TASK TO CARRY OUT: Identify each line holding the string "this" and copy it.

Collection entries

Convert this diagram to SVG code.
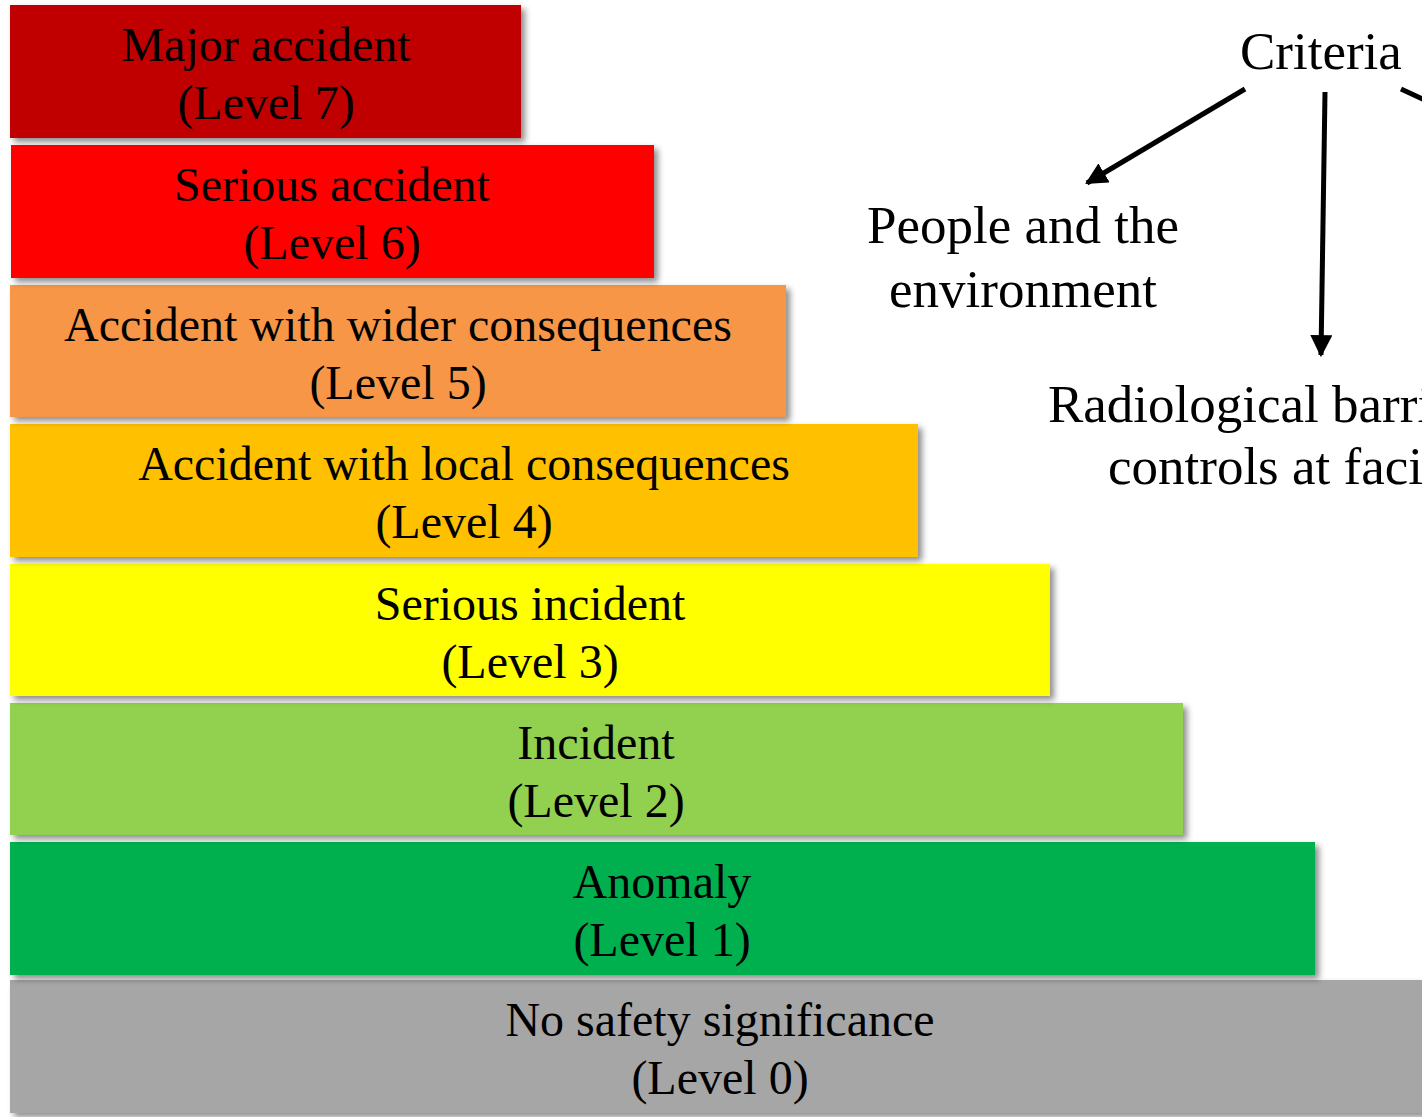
<svg xmlns="http://www.w3.org/2000/svg" width="1422" height="1117" viewBox="0 0 1422 1117">
  <style>
    .lbl { font-family: "Liberation Serif", "Times New Roman", serif; font-size: 48px; fill: #000; text-anchor: middle; }
    .crit { font-family: "Liberation Serif", "Times New Roman", serif; font-size: 53px; fill: #000; }
    .bar { filter: url(#shadow); }
    .arrow { stroke: #000; stroke-width: 5; fill: none; }
  </style>
  <defs>
    <filter id="shadow" x="-5%" y="-10%" width="115%" height="130%">
      <feDropShadow dx="4" dy="4" stdDeviation="3" flood-color="#000" flood-opacity="0.45"/>
    </filter>
    <marker id="head" viewBox="0 0 10 10" refX="9" refY="5" markerWidth="4.4" markerHeight="4.4" markerUnits="strokeWidth" orient="auto">
      <path d="M0,0 L10,5 L0,10 z" fill="#000"/>
    </marker>
  </defs>
  <rect width="1422" height="1117" fill="#fff"/>

  <!-- INES scale bars, drawn bottom-up so each shadow falls on the bar below -->
  <g id="level0">
    <rect class="bar" x="10" y="980" width="1430" height="133" fill="#A6A6A6"/>
    <text class="lbl" x="720" y="1036">No safety significance</text>
    <text class="lbl" x="720" y="1094">(Level 0)</text>
  </g>
  <g id="level1">
    <rect class="bar" x="10" y="842" width="1305" height="133" fill="#00B050"/>
    <text class="lbl" x="662" y="898">Anomaly</text>
    <text class="lbl" x="662" y="956">(Level 1)</text>
  </g>
  <g id="level2">
    <rect class="bar" x="10" y="703" width="1173" height="132" fill="#92D050"/>
    <text class="lbl" x="596" y="759">Incident</text>
    <text class="lbl" x="596" y="817">(Level 2)</text>
  </g>
  <g id="level3">
    <rect class="bar" x="10" y="564" width="1040" height="132" fill="#FFFF00"/>
    <text class="lbl" x="530" y="620">Serious incident</text>
    <text class="lbl" x="530" y="678">(Level 3)</text>
  </g>
  <g id="level4">
    <rect class="bar" x="10" y="424" width="908" height="133" fill="#FFC000"/>
    <text class="lbl" x="464" y="480">Accident with local consequences</text>
    <text class="lbl" x="464" y="538">(Level 4)</text>
  </g>
  <g id="level5">
    <rect class="bar" x="10" y="285" width="776" height="132" fill="#F79646"/>
    <text class="lbl" x="398" y="341">Accident with wider consequences</text>
    <text class="lbl" x="398" y="399">(Level 5)</text>
  </g>
  <g id="level6">
    <rect class="bar" x="11" y="145" width="643" height="133" fill="#FF0000"/>
    <text class="lbl" x="332" y="201">Serious accident</text>
    <text class="lbl" x="332" y="259">(Level 6)</text>
  </g>
  <g id="level7">
    <rect class="bar" x="10" y="5" width="511" height="133" fill="#C00000"/>
    <text class="lbl" x="266" y="61">Major accident</text>
    <text class="lbl" x="266" y="119">(Level 7)</text>
  </g>

  <!-- Criteria tree -->
  <g id="criteria">
    <text class="crit" x="1240" y="69">Criteria</text>
  </g>
  <g id="people">
    <text class="crit" x="1023" y="243" text-anchor="middle">People and the</text>
    <text class="crit" x="1023" y="307" text-anchor="middle">environment</text>
  </g>
  <g id="barriers">
    <text class="crit" x="1048" y="422">Radiological barriers and</text>
    <text class="crit" x="1108" y="484">controls at facilities</text>
  </g>

  <g id="connectors">
    <line class="arrow" x1="1245" y1="89" x2="1087" y2="183" marker-end="url(#head)"/>
    <line class="arrow" x1="1325" y1="92" x2="1321" y2="355" marker-end="url(#head)"/>
    <line class="arrow" x1="1401" y1="89" x2="1440" y2="107"/>
  </g>
</svg>
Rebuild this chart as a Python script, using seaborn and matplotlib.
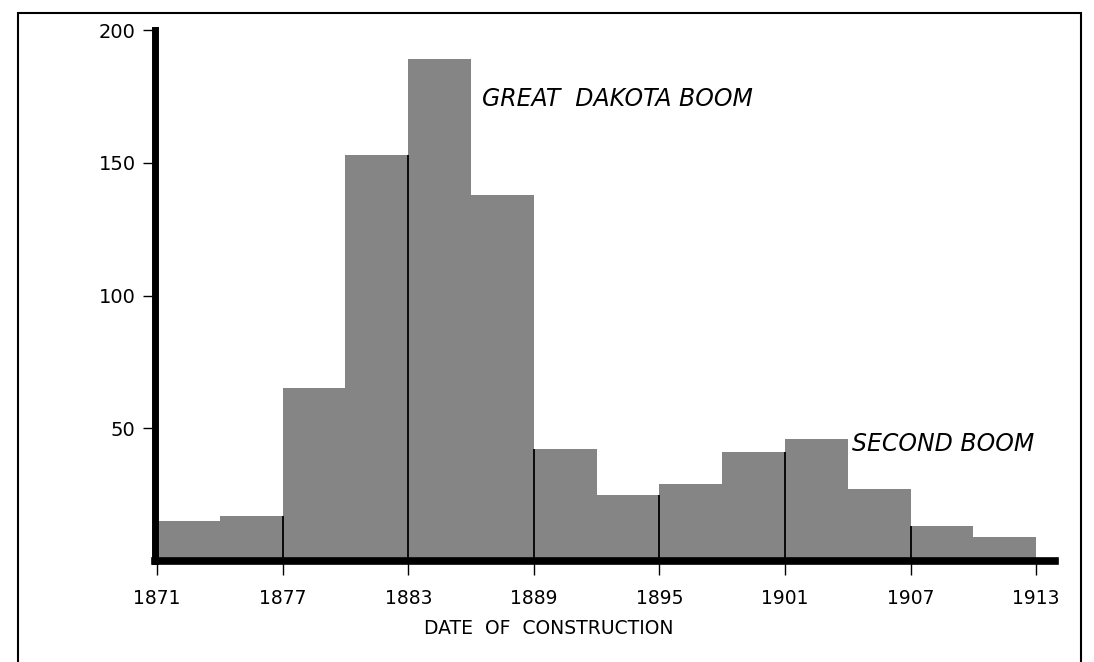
import numpy as np
import pandas as pd
import matplotlib.pyplot as plt
import seaborn as sns
from matplotlib.patches import Rectangle

# Bins of three years, 1871-1913
bin_edges = [1871, 1874, 1877, 1880, 1883, 1886, 1889, 1892, 1895, 1898, 1901, 1904, 1907, 1910, 1913]
counts = [15, 17, 65, 153, 189, 138, 42, 25, 29, 41, 46, 27, 13, 9]
tick_years = [1871, 1877, 1883, 1889, 1895, 1901, 1907, 1913]
y_ticks = [50, 100, 150, 200]

df = pd.DataFrame({
    'start': bin_edges[:-1],
    'count': counts,
})
df['mid'] = df['start'] + 1.5

sns.set_style('ticks')
plt.rcParams['font.family'] = ['DejaVu Sans']
plt.rcParams['text.color'] = 'black'
plt.rcParams['xtick.color'] = 'black'
plt.rcParams['ytick.color'] = 'black'
plt.rcParams['axes.labelcolor'] = 'black'

fig = plt.figure(figsize=(10.94, 6.62), dpi=100)
ax = fig.add_axes([155 / 1094, 101 / 662, 900 / 1094, 531 / 662])

sns.histplot(data=df, x='mid', weights='count', bins=bin_edges,
             color='#858585', alpha=1, linewidth=0, ax=ax)

# thin dividing lines at the labelled years, up to the lower neighbouring bar
inner = tick_years[1:-1]
line_tops = []
for yr in inner:
    i = bin_edges.index(yr)
    line_tops.append(min(counts[i - 1], counts[i]))
ax.vlines(inner, 0, line_tops, color='black', linewidth=1.3)

ax.set_xlim(1870.9, 1913.9)
ax.set_ylim(0, 200)
ax.set_xticks(tick_years)
ax.set_xticklabels([str(y) for y in tick_years], fontsize=13.5)
ax.set_yticks(y_ticks)
ax.set_yticklabels([str(y) for y in y_ticks], fontsize=14)
ax.tick_params(axis='x', length=10, width=1, pad=10)
ax.tick_params(axis='y', length=9, width=1, pad=5)

for side in ['top', 'right']:
    ax.spines[side].set_visible(False)
ax.spines['left'].set_linewidth(5)
ax.spines['bottom'].set_linewidth(5.5)
ax.spines['left'].set_color('black')
ax.spines['bottom'].set_color('black')

ax.set_ylabel('')
ax.set_xlabel('DATE  OF  CONSTRUCTION', fontsize=13.5)
ax.xaxis.set_label_coords(0.437, -0.11)

ax.text(1886.5, 174, 'GREAT  DAKOTA BOOM', fontsize=17, style='italic', va='center', ha='left')
ax.text(1904.2, 44, 'SECOND BOOM', fontsize=17, style='italic', va='center', ha='left')

# outer frame of the figure
frame = Rectangle((18 / 1094, -0.05), (1081 - 18) / 1094, 1.05 - 13 / 662,
                  transform=fig.transFigure, fill=False, edgecolor='black',
                  linewidth=1.5, clip_on=False)
fig.patches.append(frame)

fig.savefig('out.png', dpi=100)
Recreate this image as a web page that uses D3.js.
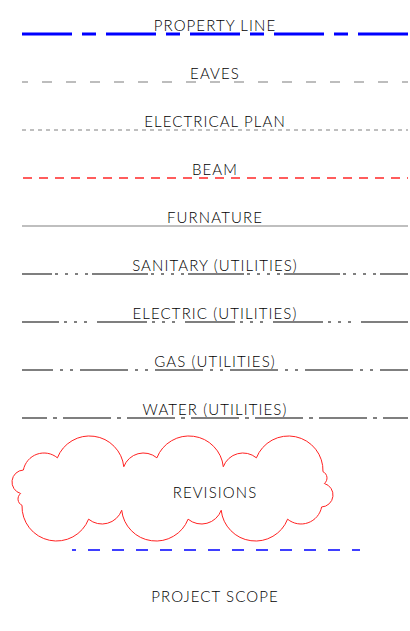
<!DOCTYPE html>
<html>
<head>
<meta charset="utf-8">
<script src="https://cdn.jsdelivr.net/npm/d3@7"></script>
<style>
  body { margin: 0; background: #fff; }
  text { font-family: "Lato", "Noto Sans", sans-serif; font-weight: 300; fill: #000; letter-spacing: 1.1px; }
</style>
</head>
<body>
<div id="chart"></div>
<script>
// Linetype legend

// Row labels, top to bottom
const lineNames = [
    'PROPERTY LINE', 'EAVES', 'ELECTRICAL PLAN', 'BEAM', 'FURNATURE',
    'SANITARY (UTILITIES)', 'ELECTRIC (UTILITIES)', 'GAS (UTILITIES)', 'WATER (UTILITIES)'
];
const revisionLabel = 'REVISIONS';
const scopeLabel = 'PROJECT SCOPE';

// Stroke style for each linetype
const lineStyles = {
    'PROPERTY LINE':        {color: '#0000ff', width: 3,   dash: '50,10,14,10', offset: 0},
    'EAVES':                {color: '#bdbdbd', width: 2,   dash: '10,14', offset: 4},
    'ELECTRICAL PLAN':      {color: '#aaaaaa', width: 1.5, dash: '4,4', offset: 0},
    'BEAM':                 {color: '#ff5c5c', width: 2,   dash: '9,7', offset: -1},
    'FURNATURE':            {color: '#aaaaaa', width: 1.5, dash: null, offset: 0},
    'SANITARY (UTILITIES)': {color: '#555555', width: 1.5, dash: '56,3,3,7,3,7,3,7,3,4', offset: 26},
    'ELECTRIC (UTILITIES)': {color: '#555555', width: 1.5, dash: '50,5,3,7,3,7,3,10', offset: 13},
    'GAS (UTILITIES)':      {color: '#555555', width: 1.5, dash: '48,7,3,7,3,7', offset: 17},
    'WATER (UTILITIES)':    {color: '#555555', width: 1.5, dash: '48,6,4,6', offset: 23}
};

// Cloud lobes (upper half, clockwise); the lower half is the same turned 180 degrees
const cloudLobes = [
    {x: -128.5, y: -14.5, r: 21}, {x: -83, y: -18, r: 34.5},
    {x: -29,    y: -14.5, r: 21}, {x: 16.5, y: -18, r: 34.5},
    {x: 70.5,   y: -14.5, r: 21}, {x: 116,  y: -18, r: 34.5},
    {x: 147.5,  y: -10.5, r: 7},  {x: 148.5, y: 6.5, r: 12}
];

const width = 410, height = 631;

const svg = d3.select('#chart').append('svg')
    .attr('width', width)
    .attr('height', height);

const x = d3.scaleLinear().domain([0, 1]).range([22, 408]);
const y = d3.scalePoint().domain(lineNames).range([34, 418]);
const xMid = (x.range()[0] + x.range()[1]) / 2;

// Lines
svg.selectAll('line.type')
    .data(lineNames)
    .enter()
    .append('line')
    .attr('class', 'type')
    .attr('x1', x(0))
    .attr('x2', x(1))
    .attr('y1', d => y(d))
    .attr('y2', d => y(d))
    .attr('stroke', d => lineStyles[d].color)
    .attr('stroke-width', d => lineStyles[d].width)
    .attr('stroke-dasharray', d => lineStyles[d].dash)
    .attr('stroke-dashoffset', d => lineStyles[d].offset);

// Labels
svg.selectAll('text.type')
    .data(lineNames)
    .enter()
    .append('text')
    .attr('class', 'type')
    .attr('x', xMid)
    .attr('y', d => y(d) - 3)
    .attr('text-anchor', 'middle')
    .style('font-size', '15px')
    .text(d => d);

// Revision cloud
const allLobes = cloudLobes.concat(cloudLobes.map(c => ({x: -c.x, y: -c.y, r: c.r})));

function outerPoint(a, b) {
    const dx = b.x - a.x, dy = b.y - a.y;
    const d = Math.sqrt(dx * dx + dy * dy);
    const k = (a.r * a.r - b.r * b.r + d * d) / (2 * d);
    const h = Math.sqrt(Math.max(0, a.r * a.r - k * k));
    const px = a.x + k * dx / d, py = a.y + k * dy / d;
    return {x: px + h * dy / d, y: py - h * dx / d};
}

const n = allLobes.length;
const joins = allLobes.map((c, i) => outerPoint(c, allLobes[(i + 1) % n]));
const cloud = d3.path();
cloud.moveTo(joins[n - 1].x, joins[n - 1].y);
allLobes.forEach((c, i) => {
    const p0 = joins[(i - 1 + n) % n], p1 = joins[i];
    const a0 = Math.atan2(p0.y - c.y, p0.x - c.x);
    const a1 = Math.atan2(p1.y - c.y, p1.x - c.x);
    cloud.arc(c.x, c.y, c.r, a0, a1, false);
});
cloud.closePath();

svg.append('path')
    .attr('transform', 'translate(172.5,488.5)')
    .attr('d', cloud.toString())
    .attr('fill', 'none')
    .attr('stroke', '#ff2222')
    .attr('stroke-width', 1);

svg.append('text')
    .attr('x', xMid)
    .attr('y', 498)
    .attr('text-anchor', 'middle')
    .style('font-size', '15px')
    .text(revisionLabel);

// Project scope
svg.append('line')
    .attr('x1', 72)
    .attr('x2', 360)
    .attr('y1', 550)
    .attr('y2', 550)
    .attr('stroke', '#0000ff')
    .attr('stroke-width', 1.5)
    .attr('stroke-dasharray', '12,12')
    .attr('stroke-dashoffset', 8);

svg.append('text')
    .attr('x', xMid)
    .attr('y', 602)
    .attr('text-anchor', 'middle')
    .style('font-size', '15px')
    .text(scopeLabel);
</script>
</body>
</html>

EXERCISE OUTPUT:
Convert this diagram to SVG code.
Rebuild this chart as a Python script, using seaborn and matplotlib.
Recreate this image as a web page that uses D3.js.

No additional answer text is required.